ΔG < 0: Process is spontaneous (exergonic).
ΔG > 0: Process is non‑spontaneous (endergonic).
ΔG = 0: System is at equilibrium.

Relation to Equilibrium Constant

At equilibrium, ΔG = 0 leads to:

ΔG° = –RT ln K

Where:

ΔG° = standard Gibbs free energy change (J mol⁻¹)
R = 8.314 J mol⁻¹ K⁻¹ (universal gas constant)
T = temperature in kelvin
K = equilibrium constant (dimensionless)

Re‑arranged:

K = e^{–ΔG°/(RT)}

Example: Calculating ΔG and Predicting Spontaneity

For the reaction N₂(g) + 3 H₂(g) ⇌ 2 NH₃(g) at 298 K, ΔH° = –92.4 kJ mol⁻¹ and ΔS° = –198.3 J mol⁻¹ K⁻¹.

Convert ΔS to kJ: ΔS° = –0.1983 kJ mol⁻¹ K⁻¹.

ΔG° = ΔH° – TΔS° = (–92.4) – 298×(–0.1983) = –92.4 + 59.1 = –33.3 kJ mol⁻¹.

Since ΔG° < 0, the formation of ammonia is spontaneous under standard conditions at 298 K.

Equilibrium constant:

K = e^{–ΔG°/(RT)} = e^{–(–33300 J)/(8.314×298)} = e^{13.44} ≈ 6.9×10⁵.

Numerical Problems (Integrated)

Problem 1: Internal Energy Change at Constant Volume

A gas absorbs 450 J of heat at constant volume.
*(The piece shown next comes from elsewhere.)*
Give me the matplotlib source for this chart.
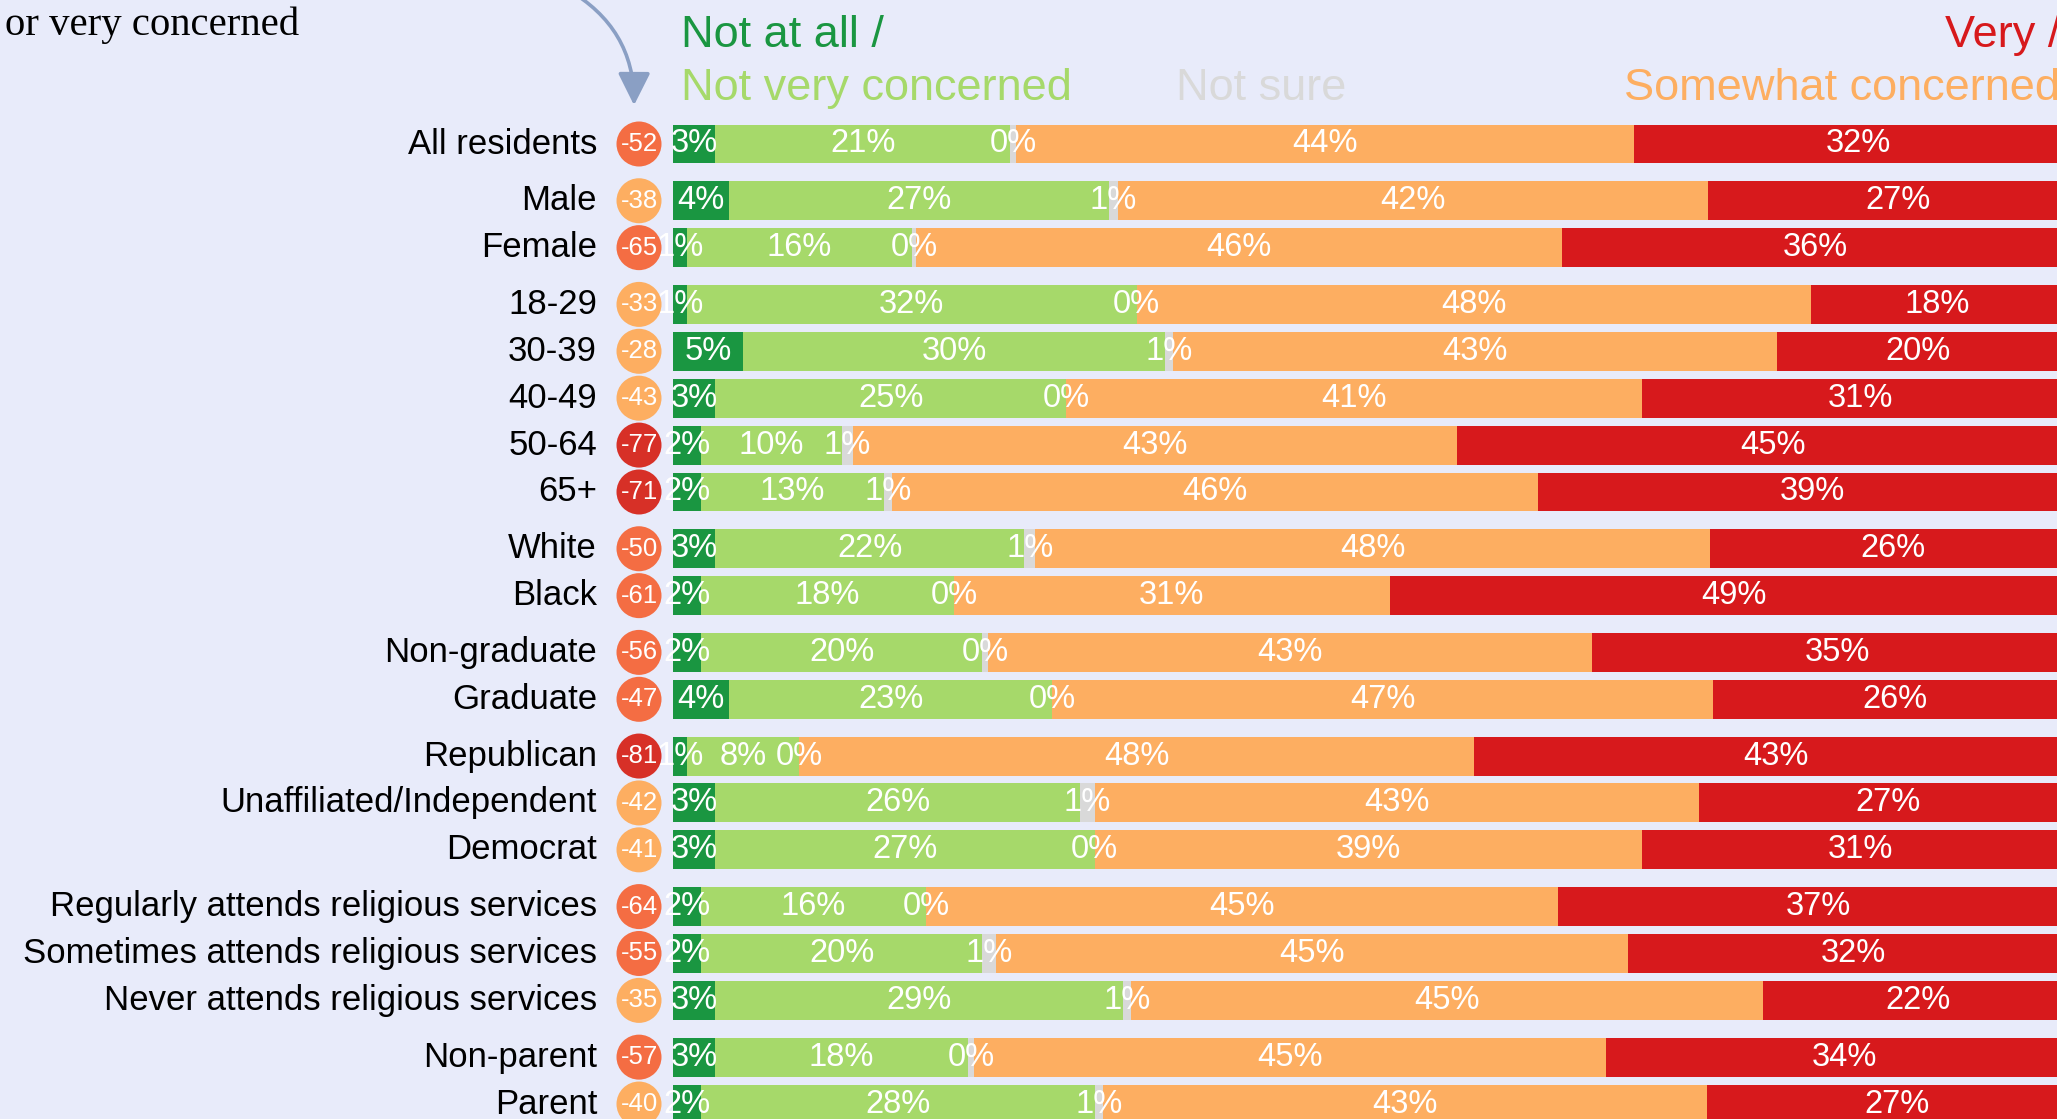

Calculate ΔU.

Solution: At constant volume, w = 0 → ΔU = q_v = +450 J.

Problem 2: Work Done During Expansion

One mole of an ideal gas expands isothermally and reversibly from 2.0 L to 5.0 L at 300 K against external pressure of 1.0 atm. Calculate the work done.

Solution: For reversible isothermal expansion, w = –nRT ln(V₂/V₁).
w = –(1 mol)(8.314 J mol⁻¹ K⁻¹)(300 K) ln(5.0/2.0)
w = –2494.2 J × ln(2.5) ≈ –2494.2 J × 0.9163 ≈ –2286 J (≈ –2.29 kJ). Negative sign indicates work done by the system.
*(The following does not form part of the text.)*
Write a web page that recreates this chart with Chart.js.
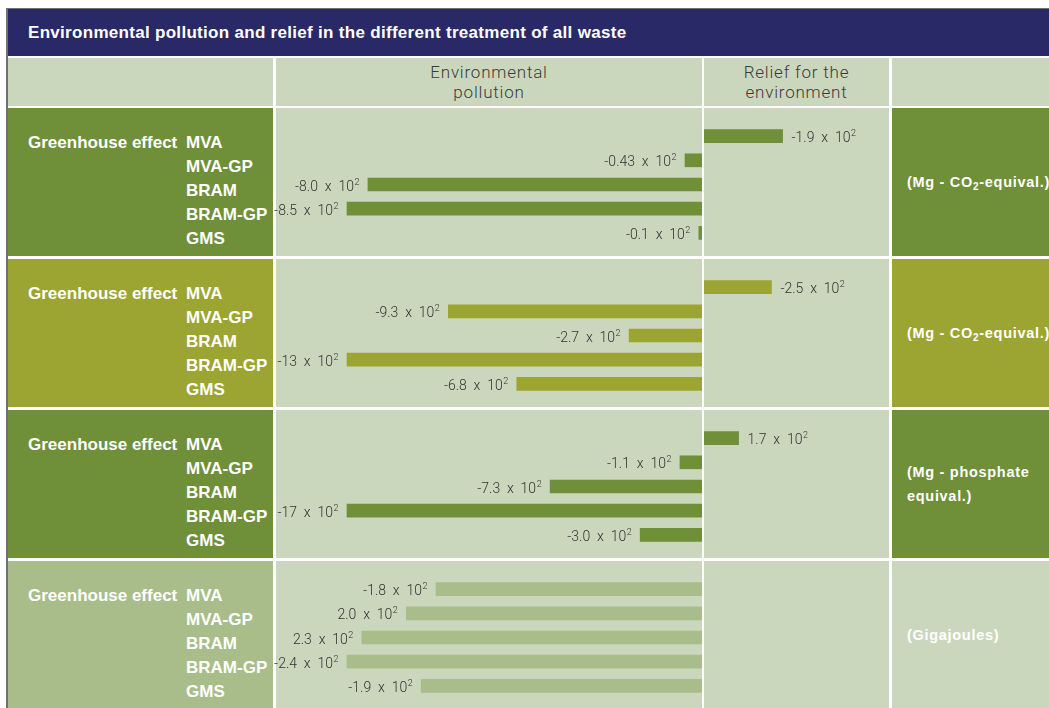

Problem 3: Enthalpy of Reaction Using Hess’s Law

Calculate ΔH° for the reaction: C₂H₄(g) + H₂(g) → C₂H₆(g) given:

ΔH_f°[C₂H₄(g)] = +52.3 kJ mol⁻¹
ΔH_f°[H₂(g)] = 0
ΔH_f°[C₂H₆(g)] = –84.0 kJ mol⁻¹

Solution: ΣΔH_f°(products) = –84.0 kJ
ΣΔH_f°(reactants) = (+52.3) + 0 = +52.3 kJ
ΔH° = –84.0 – 52.3 = –136.3 kJ mol⁻¹ (exothermic).

Problem 4: Entropy Change for Vaporization

The enthalpy of vaporization of water at 100 °C is ΔH_vap = +40.7 kJ mol⁻¹. Calculate ΔS_vap.

Solution: T = 373.15 K.
ΔS_vap = ΔH_vap / T = 40700 J mol⁻¹ / 373.15 K ≈ 109.1 J mol⁻¹ K⁻¹.
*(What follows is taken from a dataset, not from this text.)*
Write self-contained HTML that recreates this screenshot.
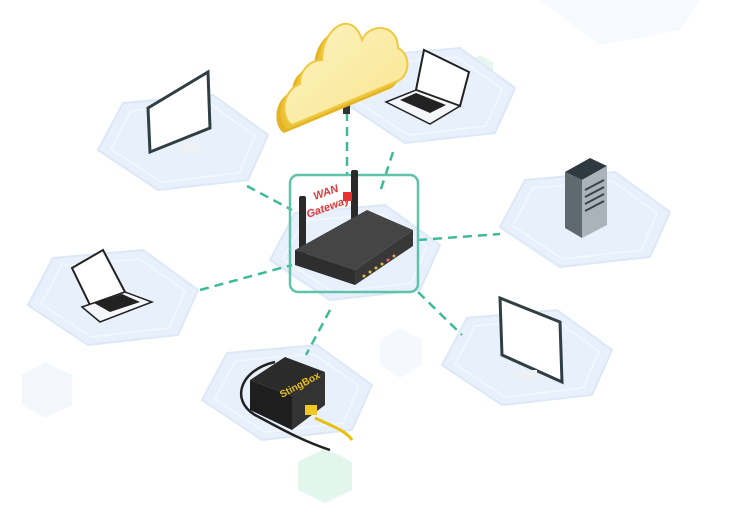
<!DOCTYPE html>
<html><head><meta charset="utf-8"><style>
html,body{margin:0;padding:0;background:#fff;}
svg{display:block;}
text{font-family:"Liberation Sans",sans-serif;}
</style></head><body>
<svg width="738" height="514" viewBox="0 0 738 514" xmlns="http://www.w3.org/2000/svg">
<defs>
<linearGradient id="cl" x1="0" y1="0" x2="1" y2="1"><stop offset="0" stop-color="#fdf3c0"/><stop offset="1" stop-color="#f8e590"/></linearGradient>
<g id="hex"><polygon points="-85,5 -60,-42 30,-50 85,-10 65,35 -25,45" fill="#e8f0fb" stroke="#dde8f7" stroke-width="2"/><polygon points="-72,4 -52,-34 27,-41 72,-9 56,28 -22,37" fill="none" stroke="#f4f8fe" stroke-width="1.5"/></g>
<path id="cloud" d="M292,125 C280,118 282,90 300,84 C300,70 310,60 322,60 C322,28 352,8 362,40 C370,22 398,24 398,48 C412,55 410,78 395,82 L292,125 Z"/>
</defs>
<polygon points="540,0 700,0 680,30 600,45" fill="#f6f9fd"/>
<polygon points="465,62 480,55 493,62 493,78 480,85 465,78" fill="#e6f6ef"/>
<polygon points="22,375 45,362 72,375 72,405 45,418 22,405" fill="#f3f7fc"/>
<polygon points="380,340 400,328 422,340 422,365 400,378 380,365" fill="#f5f8fd"/>
<polygon points="298,462 325,448 352,462 352,490 325,503 298,490" fill="#e3f6ee"/>

<use href="#hex" x="183" y="145"/>
<use href="#hex" x="430" y="98"/>
<use href="#hex" x="585" y="222"/>
<use href="#hex" x="113" y="300"/>
<use href="#hex" x="355" y="255"/>
<use href="#hex" x="527" y="360"/>
<use href="#hex" x="287" y="395"/>

<g stroke="#3dba98" stroke-width="2.5" stroke-dasharray="9,6" fill="none">
<line x1="247" y1="186" x2="292" y2="210"/>
<line x1="200" y1="290" x2="292" y2="265"/>
<line x1="347" y1="112" x2="347" y2="176"/>
<line x1="393" y1="152" x2="380" y2="192"/>
<line x1="418" y1="240" x2="500" y2="234"/>
<line x1="418" y1="292" x2="462" y2="335"/>
<line x1="330" y1="310" x2="306" y2="355"/>
</g>
<rect x="290" y="175" width="128" height="117" rx="8" fill="none" stroke="#5fc3aa" stroke-width="2.5"/>

<!-- router -->
<rect x="299" y="196" width="7" height="62" rx="2" fill="#2a2a2a"/>
<rect x="351" y="170" width="7" height="60" rx="2" fill="#2a2a2a"/>
<polygon points="295,250 367,210 413,230 355,270" fill="#454545"/>
<polygon points="295,250 355,270 355,285 295,265" fill="#2e2e2e"/>
<polygon points="355,270 413,230 413,246 355,285" fill="#383838"/>
<g fill="#e0c040"><circle cx="364" cy="276" r="1.5"/><circle cx="370" cy="272" r="1.5"/><circle cx="376" cy="268" r="1.5"/><circle cx="382" cy="264" r="1.5"/></g>
<circle cx="388" cy="260" r="1.5" fill="#f06060"/><circle cx="394" cy="256" r="1.5" fill="#f0a040"/>
<rect x="343" y="192" width="9" height="9" fill="#e83030"/>
<text x="315" y="200" font-size="11" font-weight="bold" font-style="italic" fill="#e03a3a" transform="rotate(-20 315 200)">WAN</text>
<text x="308" y="218" font-size="11" font-weight="bold" font-style="italic" fill="#e03a3a" transform="rotate(-20 308 218)">Gateway</text>

<!-- cloud -->
<rect x="343" y="100" width="7" height="14" fill="#333"/>
<use href="#cloud" transform="translate(-8,8)" fill="#e3b324"/>
<use href="#cloud" transform="translate(-4,4)" fill="#ebc033"/>
<use href="#cloud" fill="url(#cl)" stroke="#f0c940" stroke-width="2"/>

<!-- top laptop -->
<polygon points="416,90 424,50 469,72 460,106" fill="#fff" stroke="#222" stroke-width="2"/>
<polygon points="386,102 416,90 460,106 430,124" fill="#f4f6fa" stroke="#222" stroke-width="1.5"/>
<polygon points="400,100 416,93 446,105 430,113" fill="#222"/>

<!-- top-left monitor -->
<polygon points="148,108 208,72 210,128 150,152" fill="#fff" stroke="#2f3f44" stroke-width="3"/>
<rect x="178" y="143" width="22" height="10" fill="#eef1f4"/>

<!-- server -->
<polygon points="565,172 590,158 607,166 582,180" fill="#2f3a40"/>
<polygon points="565,172 582,180 582,238 565,228" fill="#5f6a70"/>
<polygon points="582,180 607,166 607,225 582,238" fill="#a9b3b9"/>
<g stroke="#3a4448" stroke-width="2"><line x1="585" y1="190" x2="604" y2="180"/><line x1="585" y1="197" x2="604" y2="187"/><line x1="585" y1="204" x2="604" y2="194"/><line x1="585" y1="211" x2="604" y2="201"/></g>

<!-- left laptop -->
<polygon points="72,268 103,250 125,292 90,305" fill="#fff" stroke="#222" stroke-width="2"/>
<polygon points="82,307 125,292 152,302 100,322" fill="#f4f6fa" stroke="#222" stroke-width="1.5"/>
<polygon points="94,303 122,294 140,302 110,312" fill="#222"/>

<!-- right monitor -->
<polygon points="500,298 560,322 562,382 502,355" fill="#fff" stroke="#2f3f44" stroke-width="3"/>
<rect x="515" y="370" width="22" height="10" fill="#eef1f4"/>

<!-- stingbox -->
<path d="M275,362 C240,370 230,400 255,415 C280,428 300,440 330,450" fill="none" stroke="#222" stroke-width="2.5"/>
<path d="M315,418 C330,425 345,430 352,440" fill="none" stroke="#e8c010" stroke-width="3"/>
<polygon points="250,380 285,357 325,372 292,396" fill="#2b2b2b"/>
<polygon points="250,380 292,396 292,430 250,410" fill="#1e1e1e"/>
<polygon points="292,396 325,372 325,405 292,430" fill="#333"/>
<rect x="305" y="405" width="12" height="10" fill="#f0c820"/>
<text x="282" y="398" font-size="10" font-weight="bold" fill="#e8c020" transform="rotate(-28 282 398)">StingBox</text>
</svg>
</body></html>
Problem 5: Gibbs Free Energy and Equilibrium Constant

For the dissociation of N₂O₄(g) ⇌ 2 NO₂(g), ΔG° = +5.4 kJ mol⁻¹ at 298 K. Calculate K.

Solution: ΔG° = 5400 J mol⁻¹
K = e^{–ΔG°/(RT)} = e^{–5400/(8.314×298)} = e^{–2.18} ≈ 0.113.
Since K < 1, the equilibrium lies toward reactants (N₂O₄) at this temperature.

Summary

This chapter has presented the core thermodynamic quantities—internal energy, enthalpy, entropy, and Gibbs free energy—along with the laws that govern their changes. Mastery of the formulas, sign conventions, and problem‑solving strategies (especially Hess’s law and the ΔG = –RT ln K relationship) is essential for predicting the direction and extent of chemical processes. Practice with the numerical examples provided will reinforce understanding and prepare students for examinations and real‑world applications.